I think it’s likely that the non-Americans who equate Chicago with gangsters don’t actually believe that the city is still dominated by Al Capone and his ilk; it’s just that “gangsters” is the only immediate association they make with the place.
I would just like to announce that I really like the word,
“dipthong.”
Anyway, I used to go to summer camp way the hell up in rural Pennsylvania when I was a kid. Many of the summer camps up there used a program that brought Brits and Aussies over to the US to work at the camps, in exchange for paid-for tourism. Many (though not all) of the Brits were convinced they could hop into their rent-a-wrecks and drive down to New York or Washington on their days off to see the sights. (I suppose it would be doable if you left at the crack-o-dawn.) We had to explain to them that it takes a while to drive up and down the whole coast of the eastern US. I’m glad none of them wanted to see LA or San Francisco.
I’ll admit to having experienced this. Not quite the skis on the roof racks, but certainly Americans prepared for a Canadian winter in July or August.
In the 1970s, I had a summer job as a parking lot attendant in Toronto, and I can remember at least one occasion when an American car pulled into the parking lot loaded down with winter stuff.
It was a big station wagon with sweaters, parkas, snow boots, and a sled in the back of the wagon. Mom, Dad, and the two kids looked distinctly uncomfortable, as well they should have: it was an extremely hot, humid day (which, incidentally, is normal for Toronto in the summer), and they seemed to have only winter clothes. Dad made a remark as he checked into our lot–something like, “Where’s the snow? Canada should have snow. What a crazy country…”
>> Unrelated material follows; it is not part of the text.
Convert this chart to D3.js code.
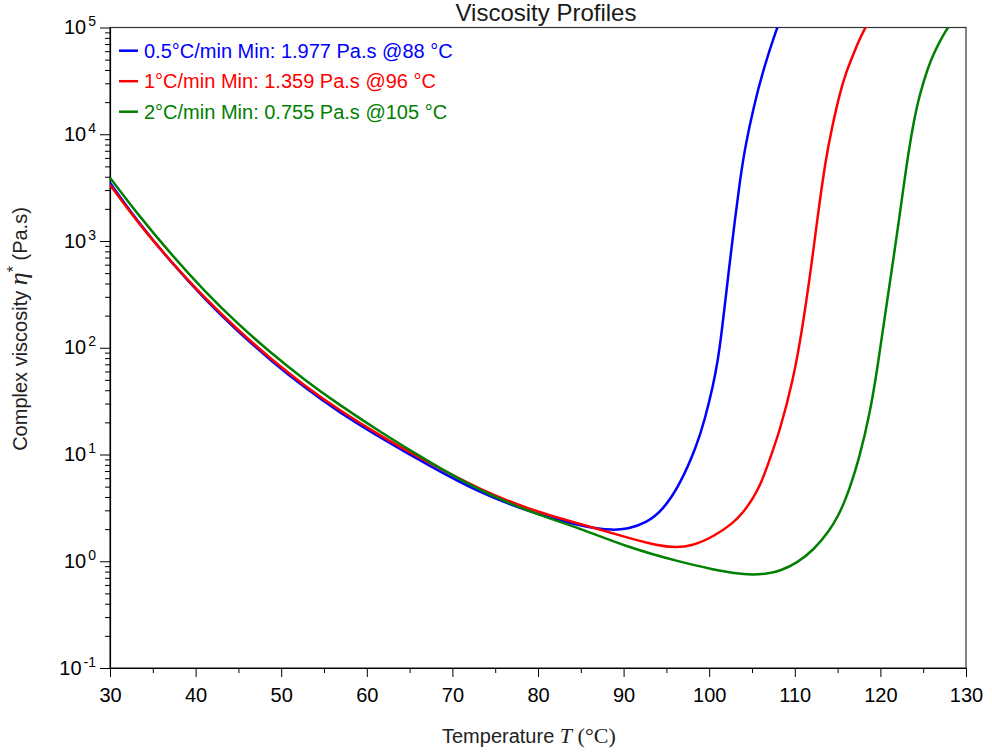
<!DOCTYPE html>
<html>
<head>
<meta charset="utf-8">
<script src="https://cdn.jsdelivr.net/npm/d3@7"></script>
<style>
	body { margin: 0; background: #fff; }
	svg { display: block; font-family: 'Liberation Sans', Arial, sans-serif; }
</style>
</head>
<body>
<div id="chart"></div>
<script>
// legend entries, one per heating rate
const seriesLabels = [
	'0.5°C/min Min: 1.977 Pa.s @88 °C',
	'1°C/min Min: 1.359 Pa.s @96 °C',
	'2°C/min Min: 0.755 Pa.s @105 °C'
];
const seriesColors = [ '#0000ff', '#ff0000', '#008000' ];

// 0.5 °C/min
const temp05 = [ 30, 33.3, 37.2, 41.1, 45, 48.9, 52.8, 56.7, 61.5, 67.4, 73.2, 79.1, 84.9, 86.9, 88.5, 90.5, 92.7, 94.6, 96.6, 98.5, 99.5, 100.5, 101.0, 101.4, 102.4, 103.0, 103.6, 104.2, 105.2, 106.3, 107.9, 108.1 ];
const eta05 = [ 3510, 1496, 624, 283, 140, 74.5, 41.9, 25.1, 14.5, 7.76, 4.37, 2.87, 2.15, 2.03, 1.96, 2.0, 2.3, 3.02, 5.25, 11.8, 21.4, 45.7, 75.9, 126, 631, 1570, 3720, 7640, 18100, 40000, 98400, 105000 ];

// 1 °C/min
const temp1 = [ 30, 33.3, 37.2, 41.1, 45, 48.9, 52.8, 56.7, 61.5, 67.4, 73.2, 79.1, 84.9, 90.7, 94, 96, 98, 100.5, 102.8, 104.0, 105.2, 106.0, 106.7, 108.3, 109.8, 110.8, 112.0, 112.7, 113.6, 114.3, 115.3, 116.0, 116.8, 117.5, 118.2, 118.5 ];
const eta1 = [ 3350, 1466, 631, 290, 145, 77.3, 43.7, 26.3, 15.1, 8.22, 4.7, 3.02, 2.24, 1.64, 1.4, 1.345, 1.39, 1.7, 2.27, 2.88, 3.98, 5.25, 7.41, 17.0, 49.9, 136, 631, 1780, 5750, 11200, 25100, 38000, 55000, 75900, 98400, 107000 ];

// 2 °C/min
const temp2 = [ 30, 33.3, 37.2, 41.1, 45, 48.9, 52.8, 56.7, 61.5, 67.4, 73.2, 79.1, 84.9, 90.7, 96.6, 100.5, 103, 105, 107, 108.3, 110.2, 112.2, 114.1, 115.1, 116.1, 117.6, 118.8, 119.6, 120.4, 121.7, 122.3, 123.1, 123.8, 124.4, 125.0, 125.6, 126.2, 127.0, 127.7, 128 ];
const eta2 = [ 3920, 1754, 740, 335, 165, 88.1, 49.5, 29.5, 16.4, 8.41, 4.57, 2.88, 2.04, 1.33, 0.985, 0.835, 0.77, 0.745, 0.766, 0.815, 0.957, 1.27, 1.96, 2.69, 4.03, 9.53, 25.1, 60.3, 169, 851, 1860, 5500, 12000, 20400, 30200, 42700, 56200, 75900, 94800, 102000 ];

const xMajorTicks = [ 30, 40, 50, 60, 70, 80, 90, 100, 110, 120, 130 ];
const xMinorTicks = [ 35, 45, 55, 65, 75, 85, 95, 105, 115, 125 ];
const yExponents = [ -1, 0, 1, 2, 3, 4, 5 ];

const width = 992,
	height = 755;
const plot = { left: 110, right: 966, top: 27.5, bottom: 668 };

const svg = d3.select('#chart').append('svg').attr('width', width).attr('height', height);

const x = d3.scaleLinear().domain([ 30, 130 ]).range([ plot.left, plot.right ]);
const y = d3.scaleLog().domain([ 0.1, 1e5 ]).range([ plot.bottom, plot.top ]);

// frame
svg
	.append('rect')
	.attr('x', plot.left)
	.attr('y', plot.top)
	.attr('width', plot.right - plot.left)
	.attr('height', plot.bottom - plot.top)
	.attr('fill', 'none')
	.attr('stroke', '#333')
	.attr('stroke-width', 1.2);

svg
	.append('defs')
	.append('clipPath')
	.attr('id', 'plot-clip')
	.append('rect')
	.attr('x', plot.left)
	.attr('y', plot.top)
	.attr('width', plot.right - plot.left)
	.attr('height', plot.bottom - plot.top);

// y minor ticks (2..9 in each decade)
let yMinor = [];
yExponents.slice(0, -1).forEach(function(e) {
	for (let k = 2; k <= 9; k++) yMinor.push(k * Math.pow(10, e));
});

svg
	.append('g')
	.attr('transform', `translate(${plot.left},0)`)
	.call(d3.axisLeft(y).tickValues(yMinor).tickSize(5).tickSizeOuter(0).tickFormat(''))
	.call((g) => g.select('.domain').remove());

const yAxis = svg
	.append('g')
	.attr('transform', `translate(${plot.left},0)`)
	.call(
		d3
			.axisLeft(y)
			.tickValues(yExponents.map((e) => Math.pow(10, e)))
			.tickSize(10)
			.tickSizeOuter(0)
			.tickFormat('')
	);
yAxis.select('.domain').attr('stroke', '#000').attr('stroke-width', 1.2);

yAxis.selectAll('.tick').each(function(d) {
	const t = d3
		.select(this)
		.append('text')
		.attr('x', -14)
		.attr('y', 6)
		.attr('fill', '#000')
		.attr('text-anchor', 'end')
		.attr('font-size', 20);
	t.append('tspan').text('10');
	t.append('tspan').attr('dy', -8).attr('dx', 2).attr('font-size', 14).text(Math.round(Math.log10(d)));
});

// x axis
svg
	.append('g')
	.attr('transform', `translate(0,${plot.bottom})`)
	.call(d3.axisBottom(x).tickValues(xMinorTicks).tickSize(5).tickSizeOuter(0).tickFormat(''))
	.call((g) => g.select('.domain').remove());

const xAxis = svg
	.append('g')
	.attr('transform', `translate(0,${plot.bottom})`)
	.call(d3.axisBottom(x).tickValues(xMajorTicks).tickSize(9).tickSizeOuter(0).tickFormat(d3.format('d')));
xAxis.select('.domain').attr('stroke', '#000').attr('stroke-width', 1.2);
xAxis
	.selectAll('text')
	.attr('font-size', 20)
	.attr('font-family', "'Liberation Sans', Arial, sans-serif")
	.attr('fill', '#000')
	.attr('dy', null)
	.attr('y', 34);

// curves (b-spline keeps the hand-read points from showing corners)
const line = d3
	.line()
	.x((d) => x(d[0]))
	.y((d) => y(d[1]))
	.curve(d3.curveBasis);

const series = [ d3.zip(temp05, eta05), d3.zip(temp1, eta1), d3.zip(temp2, eta2) ];

svg
	.append('g')
	.attr('clip-path', 'url(#plot-clip)')
	.selectAll('path')
	.data(series)
	.enter()
	.append('path')
	.attr('d', line)
	.attr('fill', 'none')
	.attr('stroke', (d, i) => seriesColors[i])
	.attr('stroke-width', 2.5)
	.attr('stroke-linejoin', 'round');

// legend
const legend = svg.append('g').selectAll('g').data(seriesLabels).enter().append('g').attr('transform', function(d, i) {
	return `translate(119, ${50.7 + i * 30.5})`;
});
legend
	.append('line')
	.attr('x1', 0)
	.attr('x2', 19)
	.attr('stroke', (d, i) => seriesColors[i])
	.attr('stroke-width', 2.5);
legend
	.append('text')
	.attr('x', 25)
	.attr('y', 7)
	.attr('font-size', 20)
	.attr('fill', (d, i) => seriesColors[i])
	.text((d) => d);

// title
svg
	.append('text')
	.attr('x', 546)
	.attr('y', 21)
	.attr('text-anchor', 'middle')
	.attr('font-size', 24)
	.attr('fill', '#1a1a1a')
	.text('Viscosity Profiles');

// axis titles
const xTitle = svg.append('text').attr('x', 442).attr('y', 743).attr('font-size', 20).attr('fill', '#222');
xTitle.append('tspan').text('Temperature ');
xTitle.append('tspan').attr('font-family', "'Liberation Serif', serif").attr('font-style', 'italic').attr('font-size', 22).text('T');
xTitle.append('tspan').attr('font-family', "'Liberation Serif', serif").attr('font-size', 22).text(' (°C)');

const yTitle = svg
	.append('text')
	.attr('transform', 'rotate(-90)')
	.attr('x', -329)
	.attr('y', 27)
	.attr('text-anchor', 'middle')
	.attr('font-size', 20)
	.attr('fill', '#222');
yTitle.append('tspan').text('Complex viscosity ');
yTitle.append('tspan').attr('font-family', "'Liberation Serif', serif").attr('font-style', 'italic').attr('font-size', 26).text('η');
yTitle.append('tspan').attr('font-size', 16).attr('dy', -8).text('*');
yTitle.append('tspan').attr('dy', 8).text(' (Pa.s)');
</script>
</body>
</html>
I decided to keep my mouth shut at this, and spoke only as necessary for the transaction: “Two dollars please, thank you,” and so on.
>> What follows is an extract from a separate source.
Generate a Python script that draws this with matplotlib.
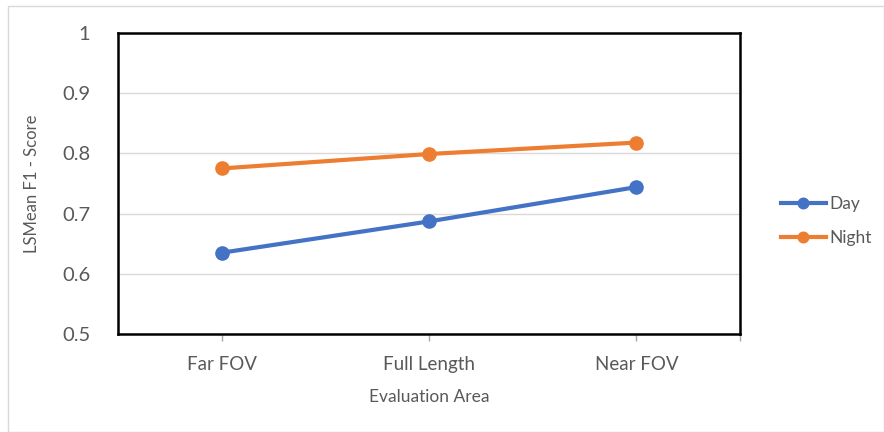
import matplotlib.pyplot as plt
from matplotlib.patches import Rectangle

# data
areas = ['Far FOV', 'Full Length', 'Near FOV']
day = [0.635, 0.687, 0.744]
night = [0.775, 0.799, 0.818]
yticks = [0.5, 0.6, 0.7, 0.8, 0.9, 1.0]
ytick_labels = ['0.5', '0.6', '0.7', '0.8', '0.9', '1']

plt.rcParams['font.family'] = ['Lato', 'DejaVu Sans']
txt = '#595959'

fig = plt.figure(figsize=(8.84, 4.32), dpi=100)
# chart area border
fig.patches.append(Rectangle((8/884, 0), 1 - 8/884, 1 - 6/432, transform=fig.transFigure,
                             fill=False, edgecolor='#D9D9D9', linewidth=1))

ax = fig.add_axes([118/884, 1 - 334/432, 622/884, 301/432])
x = list(range(len(areas)))
ax.plot(x, day, color='#4472C4', lw=3, marker='o', ms=9.5, label='Day', zorder=3)
ax.plot(x, night, color='#ED7D31', lw=3, marker='o', ms=9.5, label='Night', zorder=3)

ax.set_xlim(-0.5, 2.5)
ax.set_ylim(0.5, 1.0)
ax.set_yticks(yticks)
ax.set_yticklabels(ytick_labels, fontsize=14.5, color=txt)
ax.tick_params(axis='y', length=0, pad=20)
ax.set_xticks(x + [2.5])
ax.set_xticklabels(areas + [''], fontsize=13.5, color=txt)
ax.tick_params(axis='x', length=5, width=1, color='#A6A6A6', direction='out', pad=11)
ax.grid(axis='y', color='#D9D9D9', lw=1)
ax.set_axisbelow(True)
for s in ax.spines.values():
    s.set_linewidth(1.8)
    s.set_color('black')

ax.set_xlabel('Evaluation Area', fontsize=12.5, color=txt, labelpad=11)
ax.set_ylabel('LSMean F1 - Score', fontsize=12, color=txt, labelpad=16)

ax.legend(loc='center left', bbox_to_anchor=(1.04, 0.375), frameon=False, fontsize=12.5,
          labelcolor=txt, handlelength=2.6, handletextpad=0.2, labelspacing=1.0,
          markerscale=0.8)

plt.savefig('out.png', dpi=100)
But except for this one car, the majority of Americans I dealt with at the parking lot seemed to be prepared for hot summer weather.
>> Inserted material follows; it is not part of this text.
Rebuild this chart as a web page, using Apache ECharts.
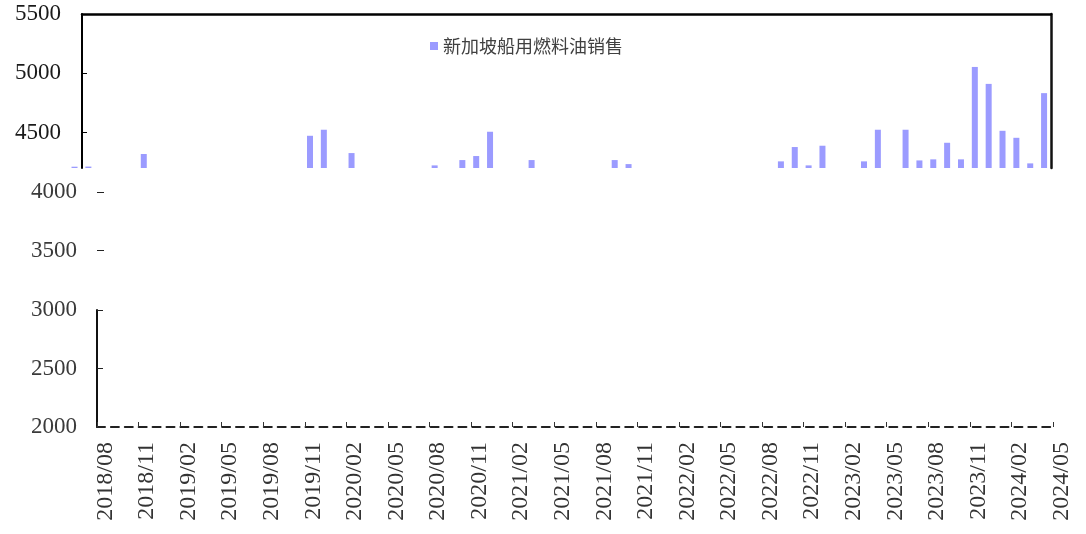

That’s diphthong, Friedo - you left out the first “h” when you wrote it. BTW, it’s pronounced “DIFF-thong,” not “DIP-thong.” I hear a lot of people say this wrong, probably because the wrong pronunciation sounds funnier.
In IRC chat (not #straightdope):
Someone Else (an American): Where you from?
Me: Québec
SE: What state is that in?
Me: (not believing how someone couldn’t know about a REALLY BIG FRENCH province located to the north of them) : North Dakota.
SE: Do you know Jim?
Also, a friend of mine who lives in Sherbrooke (45mins from Vermont) went to New Jersey to visit distant cousins for a funeral, and they explained to him how the microwave worked.
German exchange students told us that they wanted to see polar bears when they came to Sherbrooke (oh, yes, I have one living in the backyard right now).
I was complaining to an American about how a band that I wanted to see cancelled the Montreal show and were only visting Toronto and Vancouver. They told me to stop being lazy and to just make the dive one evening :). Vancouver, here I come!
I mistakenly told an American in the summer that it was about 30 degrees out, and they asked if it was snowing. Farenheit, dammit, Farenheit!
A taxi driver in Petaling Jaya, Malaysia, found out I was from the United State. (That’s how they say “United States”: they can’t have more than one consonant at the end of a syllable, so all the other sounds are clipped off.) He said: “Presiden Clinton is Jewish, isn’t it?” I said, “No, of course not. He’s a Baptist.” The taxi driver would not believe me. He said “All of America is controll by Jews, so Clinton mus be Jewish.” Then he went on to say that President Lincoln was assassinated by a Jew. I told him no way was John Wilkes Booth Jewish, but he wouldn’t listen to me, firmly set in his convictions as he was.